Thanks honey!! You know, I thought exactly that same things as I put it on the plate - just throw a piece away. So why didn't I?? That's a point learnt, but then at the same time I don't think it was necessarily too much chicken, probably three slices. I wasn't full up after eating it and although I have had a few gripy pains over the past few days, I think I'm just getting used to it.

I am hankering after my packs though and miss the extra one!! Now that's insane and it's like I'm resenting the food because I can't have my four packs and stay in abstinence!! LOL! It certainly helps to write all this down to see how daft half of it sounds! I must do that diary and log too - it all seems so much to learn at the moment....
 
I felt the same as you and at the start could quite easily have not bothered with food, but I kept telling myself that this is how eating disorders start and food is not the enemy which I think is how we have come to view it during abstinence. This gets better I assure you and as you get more confident in your food choices the easier will get, but there are definitely new challenges every day.
 
You're doing fine Poppy. :) Take it one little mouthful at a time, each step in it's own pace.

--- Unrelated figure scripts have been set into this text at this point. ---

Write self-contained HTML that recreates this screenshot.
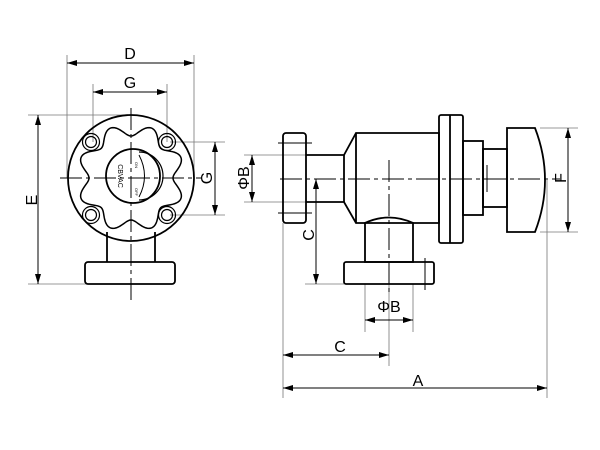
<!DOCTYPE html>
<html><head><meta charset="utf-8"><style>
html,body{margin:0;padding:0;background:#fff;width:600px;height:450px;overflow:hidden}
text{font-family:"Liberation Sans",sans-serif;fill:#000}
</style></head><body>
<svg id="s" width="600" height="450" viewBox="0 0 600 450" xmlns="http://www.w3.org/2000/svg">
<defs><marker id="a" viewBox="0 0 10 6" refX="10" refY="3" markerWidth="10" markerHeight="6" orient="auto-start-reverse" markerUnits="userSpaceOnUse"><path d="M0,0L10,3L0,6z" fill="#000"/></marker></defs>
<g stroke="#777" stroke-width="0.8" fill="none">
<line x1="67" y1="55" x2="67" y2="178"/><line x1="194" y1="55" x2="194" y2="178"/>
<line x1="93" y1="84" x2="93" y2="142"/><line x1="167" y1="84" x2="167" y2="142"/>
<line x1="28" y1="115" x2="131" y2="115"/><line x1="28" y1="284" x2="90" y2="284"/>
<line x1="170" y1="142" x2="225" y2="142"/><line x1="170" y1="215" x2="225" y2="215"/>
<line x1="244" y1="155" x2="306" y2="155"/><line x1="244" y1="202" x2="306" y2="202"/>
<line x1="283" y1="223" x2="283" y2="398"/><line x1="547" y1="180" x2="547" y2="398"/>
<line x1="305" y1="284" x2="344" y2="284"/>
<line x1="365" y1="284" x2="365" y2="332"/><line x1="413" y1="284" x2="413" y2="332"/>
<line x1="389" y1="284" x2="389" y2="366"/>
<line x1="540" y1="128" x2="578" y2="128"/><line x1="540" y1="232" x2="578" y2="232"/>
</g>
<g stroke="#000" stroke-width="1" fill="none" marker-start="url(#a)" marker-end="url(#a)">
<line x1="67" y1="63" x2="194" y2="63"/>
<line x1="93" y1="92" x2="167" y2="92"/>
<line x1="38" y1="115" x2="38" y2="284"/>
<line x1="215" y1="142" x2="215" y2="215"/>
<line x1="252" y1="155" x2="252" y2="202"/>
<line x1="316" y1="179" x2="316" y2="284"/>
<line x1="365" y1="320" x2="413" y2="320"/>
<line x1="283" y1="355" x2="389" y2="355"/>
<line x1="283" y1="388" x2="547" y2="388"/>
<line x1="568" y1="128" x2="568" y2="232"/>
</g>
<g stroke="#000" stroke-width="1.8" fill="none">
<circle cx="131" cy="178" r="63"/>
<path id="knob" stroke-width="1.5"/>
<circle cx="133" cy="176" r="27"/>
<path d="M139,152 A24,24 0 0 1 139,200" stroke-width="1.2"/>
<path d="M139,155 Q150,176 139,197" stroke-width="1"/>
<g stroke-width="1.2">
<circle cx="91" cy="142" r="8.5"/><circle cx="91" cy="142" r="5.5"/>
<circle cx="167" cy="142" r="8.5"/><circle cx="167" cy="142" r="5.5"/>
<circle cx="91" cy="215" r="8.5"/><circle cx="91" cy="215" r="5.5"/>
<circle cx="167" cy="215" r="8.5"/><circle cx="167" cy="215" r="5.5"/>
</g>
<line x1="107" y1="232" x2="107" y2="262"/><line x1="155" y1="232" x2="155" y2="262"/>
<rect x="85" y="262" width="90" height="22" rx="3"/>
<rect x="283" y="133" width="23" height="90" rx="3"/>
<path d="M306,155H344L356,133H439V223H356L344,202H306"/>
<line x1="344" y1="155" x2="344" y2="202"/><line x1="356" y1="133" x2="356" y2="223"/>
<rect x="439" y="115" width="24" height="128" rx="2"/><line x1="450" y1="115" x2="450" y2="243"/>
<rect x="463" y="141" width="20" height="74"/>
<rect x="483" y="149" width="24" height="58"/><line x1="487" y1="165" x2="487" y2="192" stroke-width="1"/>
<path d="M507,128H535Q555,180 535,232H507Z"/>
<path d="M365,223Q389,212 413,223V262H365Z"/>
<rect x="344" y="262" width="90" height="22" rx="2"/>
</g>
<g stroke="#000" stroke-width="1" fill="none" stroke-dasharray="22,4,4,4">
<line x1="60" y1="178" x2="202" y2="178"/>
<line x1="131" y1="108" x2="131" y2="300"/>
<line x1="280" y1="179" x2="560" y2="179"/>
<line x1="389" y1="160" x2="389" y2="295"/>
</g>
<g stroke="#000" stroke-width="1">
<line x1="278" y1="143" x2="312" y2="143"/><line x1="278" y1="213" x2="312" y2="213"/>
<line x1="425" y1="258" x2="425" y2="290"/>
</g>
<text x="130" y="59" font-size="16" text-anchor="middle">D</text>
<text x="130" y="88" font-size="16" text-anchor="middle">G</text>
<text x="31" y="206" font-size="16" text-anchor="middle" transform="rotate(-90 31 200)">E</text>
<text x="206" y="184" font-size="16" text-anchor="middle" transform="rotate(-90 206 178)">G</text>
<text x="243" y="184" font-size="16" text-anchor="middle" transform="rotate(-90 243 178)">ΦB</text>
<text x="308" y="241" font-size="16" text-anchor="middle" transform="rotate(-90 308 235)">C</text>
<text x="389" y="312" font-size="16" text-anchor="middle">ΦB</text>
<text x="340" y="352" font-size="16" text-anchor="middle">C</text>
<text x="418" y="386" font-size="16" text-anchor="middle">A</text>
<text x="560" y="184" font-size="16" text-anchor="middle" transform="rotate(-90 560 178)">F</text>
<text x="118" y="176" font-size="7" text-anchor="middle" transform="rotate(90 118 176)">CBVAC</text>
<text x="135" y="162" font-size="4" transform="rotate(90 135 162)">ON</text>
<text x="135" y="188" font-size="4" transform="rotate(90 135 188)">OFF</text>
</svg>
<script>
var d="",cx=131,cy=178;
for(var i=0;i<=200;i++){var t=i/200*Math.PI*2;var r=48-6*Math.cos(8*t);d+=(i?"L":"M")+(cx+r*Math.cos(t)).toFixed(2)+","+(cy+r*Math.sin(t)).toFixed(2);}
document.getElementById("knob").setAttribute("d",d+"Z");
</script>
</body></html>
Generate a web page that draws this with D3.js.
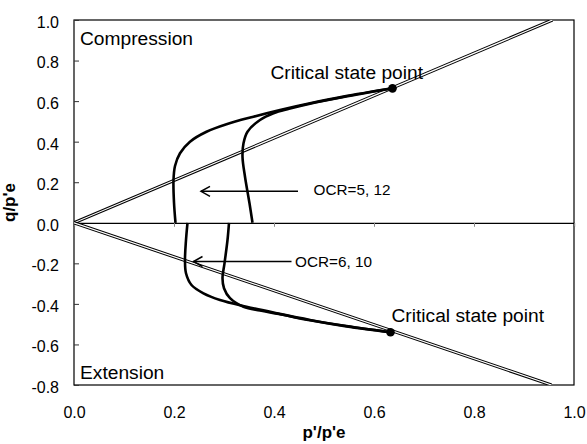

Food will be extremely scary at first: and I know the feeling of wanting to run back into abstinence because there were no decisions to make!
Just foodpacks, straight and simple... But at the end of the day, life goes forwards, not backwards... You must now embrace this, and leap off the cliff (with a safety harness of course! We're all bungee jumping here back into the world of food)! You won't get hurt, as long as you keep your harness nice and tight!

If you find charting your progress useful: what I did was divide a piece of paper into 12 sections, and each week I'd add whatever I'm allowed that week +portion sizes. I had it on my wall, and it made it much easier to know what my boundaries were, so that I still felt in complete control of what I was allowed and what wasn't on the menu! I also treated each 'meal' as a FOODPACK. That's all it is. You just prepare it a little differently and measure it out on a little weightscale.


*hugs* You will get through this. This is an extremely important step now, however don't get into a 'guilt loop' of "I've had too much"... because in all reality at the moment you haven't. If you think about it, a foodpack is about 120 calories, and you are meant to be increasing your intake ever so slightly... So please honey, don't over think it! Go with the flow, and respect your boundaries!

:D
 
Thanks you lot!! Really helps and I'm sorry that I've just asked another question about portions on another thread, but it's still stressing me out! Maybe if I get through this week without putting on weight, I'll calm down a bit!! ;-)
 
Hi Poppy

I can so relate to your post, when I first moved up the plans on CD I really couldn't be bothered with real food and found it all such a chore, and really missed my foodpacks. I felt I was in limbo between the security blanket of abstinence and being able to cook "real" meals e.g. ones with carbs.

Don't worry though, your feelings do settle and even if you put on a little weight it'll come off again in no time (I put on 1lb during my first week of sticking to a higher plan and then lost 3lb the next doing the same thing).